Student Journal Spotlight
Each student participating in the Kiplin Hall program must keep a journal of poetic insights and personal reflections. The following entries represent the nature and content of the written work.
6/19/01
Being in the countryside inhabited by sheep and other ruminant animals, the only sign of human impression upon the landscape are the clatted slate walls that are hundreds of years old, the landmark of an archaic agrarian society. Thus removed from the artificial progeny of modern society, one begins to feel enveloped by the sensation of all that is long ago and far away until a companion points out "Isn't it nice to get away from technology and the products and byproducts of civilization?" At that point the realization shatters the fantasy of escapement, although the realization in all likelihood is merely a reminder of thoughts oppressed by the desire to be transported to another reality that is more pleasing than one's own in its overabundance of simplicity and natural austerity.

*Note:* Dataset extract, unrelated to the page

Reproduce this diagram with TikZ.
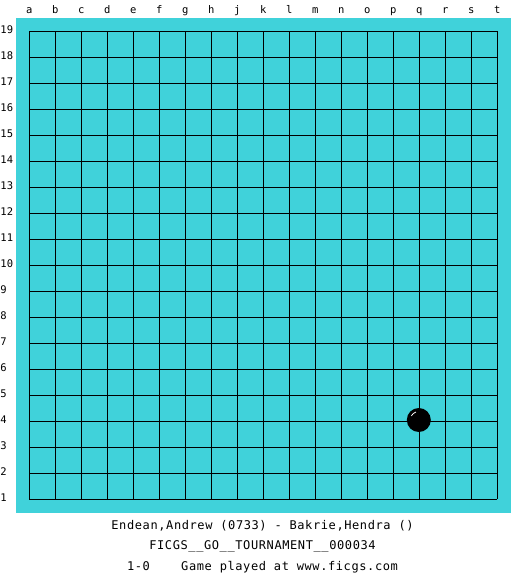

Unharnessed from the detachment of a technological society, one immediately returns to the disappointment that the earth is not unscathed, that it has been shaped and reshaped into something altogether unnatural. It is disenchanting when the idea of an unsullied planet, inspired by immersion in a natural setting, is robbed of its idyllic qualities. Thereafter, one appreciates the aesthetic value of the landscape but cannot realistically imagine that he is in another time because of the lingering comparison to modern society.
6/20/01
Reading Wordsworth I am torn between inspiration and discouragement. His diction and metaphors emblazon the narrative context with the fervor of a genius, a literary prodigy whom I admire but doubt I will begin to near equality in written form and artistic merit. However, I am uplifted and particularly captivated by his segments in "The Prelude" that touch his thoughts on writing and the role of the writer. I take comfort in the moments when he expresses insecurities about his composition, for it humanizes him more in my mind and gives me hope that I also may succeed in literary endeavors despite his seemingly confident use of language. Wordsworth claims to write "with fond and feeble tongue," connoting a love of words so powerful he feels unable to do them justice. This also is how I feel, except I am disheartened by the proclivity with which he writes--a talent infinitely superior to my own.
While I sympathize and identify with his journey through the creative process, the product of his efforts exceeds mine so greatly that I cannot help feeling that his alleged struggle with langue is merely a ploy to enhance the grandeur of his poetry.
6/25/01
What better way to study Romantic poetry than by immersing oneself in the landscape that inspired its creation? This experiential approach to education is by far more effective and memorable than the traditional classroom setting, which often makes learning a chore instead of an adventure.
Perhaps what I am most amazed by is the universality of Wordsworth's writing enchanced by the locality of his subjects. Thus far I'm thrilled with the visits to villages, mountains, and homes that evoke a mindset conducive to experiencing the language. Climbing inside the carcasses of abbeys and skirting around bogs induces an eruption of creative freedom amplified by the thrill of being in another culture--unleashing restraints from intellect and intuition. The Kiplin Hall experience is incredible; my only regret is that it cannot last longer.
6/27/01
In "Kubla Khan" Coleridge does something wonderful: he digresses from the subject of the poems with lines themselves that suggest digression. The poem opens "In Xanadu did Kubla Khan / A stately pleasure dome decree: / Where Alph the sacred river, ran / Through caverns measureless to man / Down to a sunless sea." The lines beginning to describe the river Alph undermine the initial movement of the poem just as the river literally undermines the kingdom of Xanadu with perpetual movement and change.
Thereafter, the reader is aware of a constant turmoil unseen to the residents of Xanadu and its leader who is even more unaware than his subjects that the blissful kingdom is founded on a raging undercurrent of change. The only indication of the forboding conflict is visible in the sinuous rills that pump water from the river Alph through the structural base of the kingdom, which ironically allows the earth to be fertile and sustain human life.
As the poem progresses the reader witnesses the river erupt through a chasm throwing fragments of sediment into the air, a larger demonstration of the power latent beneath the aforementioned rills. The chasm perpetually hurls rocks with sporadically sudden movements, the illustration of mellifluous change and promise of conflict that is present on the river Alph. From the dependency of the organic on the rampant inorganic water and movement of the earth, Kubla Khan discerns something "ancestral," or deeply contained within all life dependent on inorganic substances, a train of though that may be traced to the most primal instincts of humans. The ancestral throught pertains to war, perhaps the greatest possible human conflict as predicated by the network of water movement beneath Xanadu.